当时令我感到惊讶的是,对于深受其他文化的灵性导师吸引的美国人来说,这是多么适切的回答。我也有过质疑,特别是最近见到那么多来自西藏的灵性导师。我以前赞同我们应该重视自己的文化,重振自己的传统,而不是无知地一味抬高异国宗教。此刻我对这股潮流却觉得很妥当,因为重点是在怎么做一个健全的人。与一位操着令人担心的英语、带着浓厚日本腔的人学习灵性方面的锻炼,这样的经验与文化的差异其实无关,重要的是我们都想成为一个更健全、更完整的人,也许还能更神圣一些。

那天晚上,肯、我、片瞳以及大卫·哈德维克一起在林迪斯芳中心共进晚餐。肯和片瞳谈起10年前在林肯镇的一次禅七,肯当时因为片瞳说了一句:“观照是自我最后的一站。”竟然有了一次开悟经验。肯补充道:“一次小小的经验。”他们谈到这段时一直大笑。我心想那一定是某个禅宗的笑话吧。

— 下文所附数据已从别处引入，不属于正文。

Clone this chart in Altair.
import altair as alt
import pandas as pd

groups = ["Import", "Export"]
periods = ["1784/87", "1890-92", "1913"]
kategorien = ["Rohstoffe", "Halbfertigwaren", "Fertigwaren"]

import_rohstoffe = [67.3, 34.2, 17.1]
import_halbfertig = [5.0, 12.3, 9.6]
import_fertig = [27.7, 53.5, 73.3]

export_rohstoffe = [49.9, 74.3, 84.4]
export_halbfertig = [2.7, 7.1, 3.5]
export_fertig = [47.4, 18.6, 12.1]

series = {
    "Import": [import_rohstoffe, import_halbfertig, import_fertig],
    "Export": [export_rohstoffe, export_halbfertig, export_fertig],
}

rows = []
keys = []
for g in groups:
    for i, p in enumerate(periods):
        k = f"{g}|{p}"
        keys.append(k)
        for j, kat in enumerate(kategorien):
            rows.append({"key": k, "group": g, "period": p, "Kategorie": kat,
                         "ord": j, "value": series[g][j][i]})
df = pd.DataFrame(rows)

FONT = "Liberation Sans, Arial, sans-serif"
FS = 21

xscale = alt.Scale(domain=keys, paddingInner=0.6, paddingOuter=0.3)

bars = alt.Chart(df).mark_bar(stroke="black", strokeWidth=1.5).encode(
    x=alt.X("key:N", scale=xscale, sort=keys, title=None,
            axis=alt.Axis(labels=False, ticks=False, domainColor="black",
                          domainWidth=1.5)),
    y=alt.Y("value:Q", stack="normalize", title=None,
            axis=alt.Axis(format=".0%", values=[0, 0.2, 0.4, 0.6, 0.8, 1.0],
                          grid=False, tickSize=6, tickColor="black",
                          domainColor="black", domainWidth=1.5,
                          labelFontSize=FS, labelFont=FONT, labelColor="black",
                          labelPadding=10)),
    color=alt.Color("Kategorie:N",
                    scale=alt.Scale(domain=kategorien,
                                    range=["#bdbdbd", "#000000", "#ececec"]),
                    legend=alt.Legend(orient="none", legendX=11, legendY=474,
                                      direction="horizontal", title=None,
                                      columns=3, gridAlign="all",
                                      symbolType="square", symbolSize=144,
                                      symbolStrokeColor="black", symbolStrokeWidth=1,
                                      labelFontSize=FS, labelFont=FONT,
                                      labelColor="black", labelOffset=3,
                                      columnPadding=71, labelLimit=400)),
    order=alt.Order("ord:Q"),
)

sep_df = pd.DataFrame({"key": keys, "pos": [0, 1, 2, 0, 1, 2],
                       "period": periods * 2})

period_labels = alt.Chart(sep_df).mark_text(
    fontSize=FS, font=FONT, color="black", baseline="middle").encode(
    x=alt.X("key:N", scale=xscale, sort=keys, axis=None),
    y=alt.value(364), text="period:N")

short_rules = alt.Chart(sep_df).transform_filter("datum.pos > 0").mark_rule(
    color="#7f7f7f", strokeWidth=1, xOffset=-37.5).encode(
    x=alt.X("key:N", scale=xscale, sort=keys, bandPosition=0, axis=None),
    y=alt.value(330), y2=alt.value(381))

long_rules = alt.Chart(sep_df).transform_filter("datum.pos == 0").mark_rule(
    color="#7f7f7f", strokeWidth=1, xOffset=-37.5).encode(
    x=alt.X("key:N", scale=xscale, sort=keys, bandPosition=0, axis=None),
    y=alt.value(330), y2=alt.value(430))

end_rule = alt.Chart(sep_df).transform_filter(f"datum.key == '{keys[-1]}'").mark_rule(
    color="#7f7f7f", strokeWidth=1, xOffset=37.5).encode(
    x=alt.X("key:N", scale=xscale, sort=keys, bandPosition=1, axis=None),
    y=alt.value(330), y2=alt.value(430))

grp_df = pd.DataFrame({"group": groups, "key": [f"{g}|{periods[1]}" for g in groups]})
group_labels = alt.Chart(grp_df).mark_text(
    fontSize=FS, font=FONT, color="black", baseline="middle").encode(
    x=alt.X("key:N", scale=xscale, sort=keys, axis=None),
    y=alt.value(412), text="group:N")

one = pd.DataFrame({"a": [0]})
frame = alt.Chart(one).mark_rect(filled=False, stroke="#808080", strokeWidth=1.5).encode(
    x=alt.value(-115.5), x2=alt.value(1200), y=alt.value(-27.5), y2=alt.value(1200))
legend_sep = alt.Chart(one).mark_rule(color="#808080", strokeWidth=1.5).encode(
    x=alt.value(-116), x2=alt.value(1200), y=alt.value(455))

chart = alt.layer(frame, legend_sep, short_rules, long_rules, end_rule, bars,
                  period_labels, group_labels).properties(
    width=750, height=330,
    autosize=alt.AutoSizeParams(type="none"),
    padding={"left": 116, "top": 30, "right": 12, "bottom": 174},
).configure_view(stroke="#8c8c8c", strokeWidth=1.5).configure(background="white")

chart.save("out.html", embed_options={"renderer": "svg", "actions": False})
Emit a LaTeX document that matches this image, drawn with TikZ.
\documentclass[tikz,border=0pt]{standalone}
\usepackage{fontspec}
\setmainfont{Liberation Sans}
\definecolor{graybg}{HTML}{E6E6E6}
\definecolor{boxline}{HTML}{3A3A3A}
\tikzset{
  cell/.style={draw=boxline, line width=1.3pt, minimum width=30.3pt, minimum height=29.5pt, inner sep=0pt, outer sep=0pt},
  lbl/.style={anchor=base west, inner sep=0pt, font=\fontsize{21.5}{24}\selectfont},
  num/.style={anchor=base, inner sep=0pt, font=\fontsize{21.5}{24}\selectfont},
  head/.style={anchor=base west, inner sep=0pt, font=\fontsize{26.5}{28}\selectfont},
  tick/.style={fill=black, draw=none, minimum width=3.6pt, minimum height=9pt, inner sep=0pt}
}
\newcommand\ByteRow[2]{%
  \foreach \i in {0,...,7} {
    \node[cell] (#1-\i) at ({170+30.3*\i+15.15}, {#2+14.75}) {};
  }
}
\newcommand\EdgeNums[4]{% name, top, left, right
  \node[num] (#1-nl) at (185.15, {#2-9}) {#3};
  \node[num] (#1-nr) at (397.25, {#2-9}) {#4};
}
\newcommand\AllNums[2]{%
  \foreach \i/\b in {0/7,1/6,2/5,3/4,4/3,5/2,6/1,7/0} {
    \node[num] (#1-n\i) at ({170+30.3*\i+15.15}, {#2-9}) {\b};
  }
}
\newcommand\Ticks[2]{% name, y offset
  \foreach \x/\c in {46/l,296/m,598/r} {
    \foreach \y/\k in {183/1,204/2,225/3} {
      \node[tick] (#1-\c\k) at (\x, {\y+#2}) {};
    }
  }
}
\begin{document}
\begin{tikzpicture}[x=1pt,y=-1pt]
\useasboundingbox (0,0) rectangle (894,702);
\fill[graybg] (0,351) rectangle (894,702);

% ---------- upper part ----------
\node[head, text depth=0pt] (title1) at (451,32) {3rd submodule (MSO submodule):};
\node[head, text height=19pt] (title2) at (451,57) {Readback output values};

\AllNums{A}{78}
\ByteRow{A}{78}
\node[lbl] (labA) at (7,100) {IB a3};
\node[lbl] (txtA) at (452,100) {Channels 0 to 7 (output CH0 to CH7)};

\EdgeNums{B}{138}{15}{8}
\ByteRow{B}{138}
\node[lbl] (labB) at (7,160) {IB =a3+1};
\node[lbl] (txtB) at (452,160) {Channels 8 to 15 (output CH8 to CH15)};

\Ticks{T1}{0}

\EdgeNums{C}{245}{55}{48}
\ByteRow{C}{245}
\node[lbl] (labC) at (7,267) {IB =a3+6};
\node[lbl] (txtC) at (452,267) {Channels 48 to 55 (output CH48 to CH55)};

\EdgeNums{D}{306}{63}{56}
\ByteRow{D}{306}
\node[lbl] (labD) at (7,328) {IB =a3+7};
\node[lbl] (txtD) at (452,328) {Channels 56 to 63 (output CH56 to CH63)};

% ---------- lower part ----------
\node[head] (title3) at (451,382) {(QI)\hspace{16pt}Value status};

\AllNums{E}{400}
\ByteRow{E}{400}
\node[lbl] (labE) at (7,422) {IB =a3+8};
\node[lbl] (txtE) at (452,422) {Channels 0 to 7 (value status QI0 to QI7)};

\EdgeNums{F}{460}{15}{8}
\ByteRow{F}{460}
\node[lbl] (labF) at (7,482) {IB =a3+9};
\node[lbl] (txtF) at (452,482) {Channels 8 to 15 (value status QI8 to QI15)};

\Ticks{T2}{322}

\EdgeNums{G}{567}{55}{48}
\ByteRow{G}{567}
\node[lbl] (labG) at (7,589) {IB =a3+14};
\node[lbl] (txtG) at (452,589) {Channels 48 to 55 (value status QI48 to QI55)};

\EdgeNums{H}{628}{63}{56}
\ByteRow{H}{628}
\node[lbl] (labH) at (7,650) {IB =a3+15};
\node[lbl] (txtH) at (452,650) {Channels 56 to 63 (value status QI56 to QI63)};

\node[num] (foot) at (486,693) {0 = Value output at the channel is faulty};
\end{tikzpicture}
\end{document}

片瞳丝毫没有架子,不愧为铃木禅师(Suznki Roshi)的接棒人。我觉得在禅中心和他学习禅修是很有趣的事。我已经不再追求灵修上的完美主义,能遇到一位自己衷心倾慕的老师固然是很美妙的事,但这是可遇不可求的。谁知道,也许他就坐在我的前面,我只是有眼不识泰山罢了。